IDEAS Forum | Confronting the Housing Crisis
12:00 - 1:00 PM
Part of DesignTO Festival 2022
Organized by DesignTO in partnership with the Toronto Society of Architects, ‘Ideas Forum: Confronting the Housing Crisis’ features five fast-paced presentations (20 slides shown for 20 seconds each) exploring housing equity, modular housing initiatives, rent-then-own models, and community support and consultation.
- Kellie Chin, Architect, Workshop Architecture
- Diana Chan McNally
- Reverend Faith Fowler, Executive Director, Cass Community Social Services; Detroit Tiny Homes
- Daniel Ling, Principal, Montgomery Sisam
- Eric Philip, Dixon Hall
This event is one of a two-part series exploring topics related to Toronto’s housing crisis as part of DesignTO Festival 2022. Join us on Monday, January 24 at 6PM for Part 1, an Urban Affairs Forum organized in partnership with DesignTO, which will look at understanding the forces behind the GTA’s housing affordability crisis.
The DesignTO Festival is Canada’s largest annual celebration of design with over 100 exhibitions and events forming Toronto’s design week, January 21-30, 2022.
Going into its 12th year, the Festival transforms Toronto into a hub for creativity, taking art and design out of the studio and into the urban sphere. The Festival brings people together to celebrate contemporary culture, provides opportunities for emerging talent, and engages the community with exceptional and accessible public programming.
About our speakers:
Kellie Chin is an architect at WORKSHOP with an interest in promoting social responsibility and invigorating local communities. She has completed various buildings in Toronto, as well as projects with Toronto’s Shelter, Support & Housing Administration, working on the new Rapid Housing Initiative, and 1,000 Shelter Beds Project. With an interest in housing equity, she contributed to work published in the book House Divided and in Azure Magazine. Most recently, she co-authored ‘The Case for Compassionate Design in Housing Standards’, an independent project to research the connection between health and housing published by Spacing.
Diana Chan McNally (she/they) Dipl. Community Work, BFA, MA, MEd. Diana is a former frontline worker in homelessness services who is currently employed by the Toronto Drop-in Network, where she oversees advocacy initiatives and learning opportunities for 56 organizations across the City of Toronto supporting unhoused people. As someone with lived experience of social services and being unhoused, Diana’s work focuses on human rights and equity issues for people who are experiencing homelessness, and she is particularly involved in rights protections for residents of encampments.
Reverend Faith Fowler is a graduate of Albion College, Boston University School of Theology and the University of Michigan. She has been the Executive Director at Cass Community Social Services for 25 years. The non-profit provides food, housing, health and mental health care, as well as jobs in Detroit. The Tiny Homes project was started in 2016 and, to date, has built 25 250-450 square-foot homes. It is a seven year rent-then-own model for low-income people.

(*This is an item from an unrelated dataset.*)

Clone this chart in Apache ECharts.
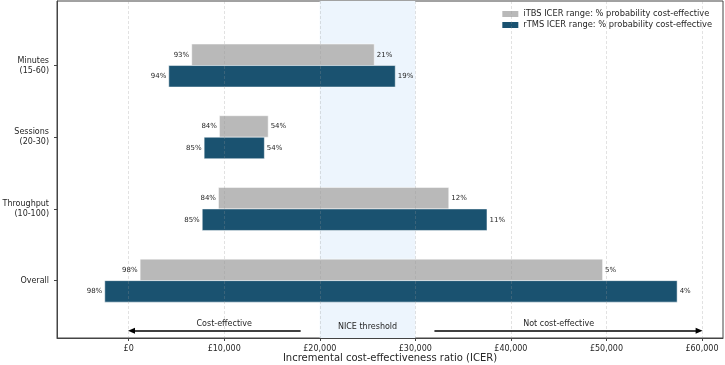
<!DOCTYPE html>
<html>
<head>
<meta charset="utf-8">
<script src="https://cdn.jsdelivr.net/npm/echarts@6/dist/echarts.min.js"></script>
<style>
  html, body { margin: 0; padding: 0; background: #fff; }
  #main { width: 725px; height: 365px; }
</style>
</head>
<body>
<div id="main"></div>
<script>
// categories, top to bottom
var categories = ['Minutes\n(15-60)', 'Sessions\n(20-30)', 'Throughput\n(10-100)', 'Overall'];

// iTBS ICER range (£) and % probability cost-effective at each end
var itbsLow = [6600, 9500, 9400, 1200];
var itbsHigh = [25700, 14600, 33500, 49600];
var itbsLowPct = [93, 84, 84, 98];
var itbsHighPct = [21, 54, 12, 5];

// rTMS ICER range (£) and % probability cost-effective at each end
var rtmsLow = [4200, 7900, 7700, -2500];
var rtmsHigh = [27900, 14200, 37500, 57400];
var rtmsLowPct = [94, 85, 85, 98];
var rtmsHighPct = [19, 54, 11, 4];

var xTicks = [0, 10000, 20000, 30000, 40000, 50000, 60000];
var niceBand = [20000, 30000];

var itbsName = 'iTBS ICER range: % probability cost-effective';
var rtmsName = 'rTMS ICER range: % probability cost-effective';
var itbsColor = '#b9b9b9';
var rtmsColor = '#1a5270';
var textColor = '#262626';
var font = 'DejaVu Sans';

showChart();

function rows(low, high, lowPct, highPct) {
    var out = [];
    for (var i = 0; i < categories.length; i++) {
        out.push([low[i], high[i], i, lowPct[i], highPct[i]]);
    }
    return out;
}

function barRenderer(offset, color) {
    return function (params, api) {
        var y = api.value(2) + offset;
        var a = api.coord([api.value(0), y]);
        var b = api.coord([api.value(1), y]);
        var h = api.size([0, 0.3])[1];
        return {
            type: 'group',
            children: [
                {
                    type: 'rect',
                    shape: {x: a[0], y: a[1] - h / 2, width: b[0] - a[0], height: h},
                    style: {fill: color, stroke: '#ffffff', lineWidth: 0.5}
                },
                {
                    type: 'text', x: a[0] - 2.5, y: a[1],
                    style: {text: api.value(3) + '%', align: 'right', verticalAlign: 'middle',
                        fontSize: 7, fontFamily: font, fill: textColor}
                },
                {
                    type: 'text', x: b[0] + 2.5, y: b[1],
                    style: {text: api.value(4) + '%', align: 'left', verticalAlign: 'middle',
                        fontSize: 7, fontFamily: font, fill: textColor}
                }
            ]
        };
    };
}

function showChart() {
    var myChart = echarts.init(document.getElementById('main'), null, {renderer: 'canvas'});
    var gridLines = xTicks.map(function (v) { return {xAxis: v}; });
    var option = {
        animation: false,
        textStyle: {fontFamily: font},
        grid: {
            left: 57, right: 2, top: 1, bottom: 27,
            outerBoundsMode: 'none',
            containLabel: false,
            show: true, borderColor: '#444', borderWidth: 1, backgroundColor: 'transparent'
        },
        legend: {
            orient: 'vertical',
            right: 8,
            top: 5,
            itemGap: 3,
            itemWidth: 16,
            itemHeight: 6,
            icon: 'rect',
            data: [itbsName, rtmsName],
            textStyle: {fontSize: 8.3, color: textColor, fontFamily: font}
        },
        xAxis: {
            type: 'value',
            min: -7500,
            max: 62200,
            name: 'Incremental cost-effectiveness ratio (ICER)',
            nameLocation: 'middle',
            nameGap: 15,
            nameMoveOverlap: false,
            nameTextStyle: {fontSize: 10, color: textColor, fontFamily: font, verticalAlign: 'top'},
            axisLine: {show: true, onZero: false, lineStyle: {color: '#444', width: 1}},
            axisTick: {show: true, length: 3, customValues: xTicks, lineStyle: {color: '#444'}},
            axisLabel: {
                customValues: xTicks,
                margin: 7,
                fontSize: 8,
                color: textColor,
                formatter: function (v) {
                    return '£' + String(v).replace(/\B(?=(\d{3})+(?!\d))/g, ',');
                }
            },
            splitLine: {show: false}
        },
        yAxis: {
            type: 'value',
            inverse: true,
            min: -0.9,
            max: 3.8,
            axisLine: {show: true, onZero: false, lineStyle: {color: '#444', width: 1}},
            axisTick: {show: true, length: 3, customValues: [0, 1, 2, 3], lineStyle: {color: '#444'}},
            axisLabel: {
                customValues: [0, 1, 2, 3],
                margin: 8,
                fontSize: 8,
                lineHeight: 10,
                color: textColor,
                align: 'right',
                formatter: function (v) { return categories[Math.round(v)]; }
            },
            splitLine: {show: false}
        },
        series: [
            {
                name: 'band',
                type: 'line',
                data: [],
                z: 1,
                markArea: {
                    silent: true,
                    itemStyle: {color: '#edf5fd'},
                    data: [[{xAxis: niceBand[0]}, {xAxis: niceBand[1]}]]
                }
            },
            {
                name: itbsName,
                type: 'custom',
                z: 2,
                itemStyle: {color: itbsColor},
                encode: {x: [0, 1], y: 2},
                renderItem: barRenderer(-0.15, itbsColor),
                data: rows(itbsLow, itbsHigh, itbsLowPct, itbsHighPct)
            },
            {
                name: rtmsName,
                type: 'custom',
                z: 2,
                itemStyle: {color: rtmsColor},
                encode: {x: [0, 1], y: 2},
                renderItem: barRenderer(0.15, rtmsColor),
                data: rows(rtmsLow, rtmsHigh, rtmsLowPct, rtmsHighPct)
            },
            {
                name: 'grid',
                type: 'line',
                data: [],
                z: 3,
                markLine: {
                    silent: true,
                    symbol: 'none',
                    label: {show: false},
                    lineStyle: {color: 'rgba(150,150,150,0.35)', width: 0.8, type: [3, 2]},
                    data: gridLines
                }
            },
            {
                name: 'notes',
                type: 'line',
                data: [],
                z: 4,
                markLine: {
                    silent: true,
                    symbol: ['none', 'triangle'],
                    symbolSize: [6, 7],
                    label: {show: false},
                    lineStyle: {color: '#000', width: 1.5, type: 'solid'},
                    data: [
                        [{coord: [18000, 3.7]}, {coord: [300, 3.7]}],
                        [{coord: [32000, 3.7]}, {coord: [59700, 3.7]}]
                    ]
                },
                markPoint: {
                    silent: true,
                    symbol: 'circle',
                    symbolSize: 0,
                    label: {show: true, position: 'inside', formatter: '{b}', fontSize: 8, color: textColor, fontFamily: font},
                    data: [
                        {name: 'Cost-effective', coord: [10000, 3.6]},
                        {name: 'NICE threshold', coord: [25000, 3.65]},
                        {name: 'Not cost-effective', coord: [45000, 3.6]}
                    ]
                }
            }
        ]
    };
    myChart.setOption(option);
}
</script>
</body>
</html>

Daniel Ling is a Director and Principal of Montgomery Sisam Architects in Toronto. With an outstanding combination of design talent and project management skills, Daniel has built a rich and varied body of work that includes residential, education, infrastructure, healthcare, office, and civic projects. His work focuses on creating vibrant, dynamic spaces that respond constructively to their surrounding context, and encourage positive, sustainable growth. He has contributed to many complex housing initiatives, including the City of Toronto’s Modular Supportive Housing projects and the Region of Durham’s Modular Supportive Housing project. He has also directed a number of assignments for Housing Now, a City of Toronto initiative that invests in city-owned lands to build affordable housing and mixed-use developments near transit, creating accessible, livable communities.
Eric Philip has been actively working within the supportive housing community for over 10 years, with the last four being in support of Dixon Hall in its dedication to those at risk within Toronto’s downtown east community. He is currently overseeing the multi-phased restoration of 22 historic rooming houses in the Cabbagetown neighbourhood, as well as the construction of a new community hub in the Corktown neighbourhood. His work is focused on developing models and systems that support individuals while engaging in effective community consultation. The capital repairs associated with the Rooming House Project are in tandem with the effective provision of social support by Dixon Hall to over 200 at-risk individuals.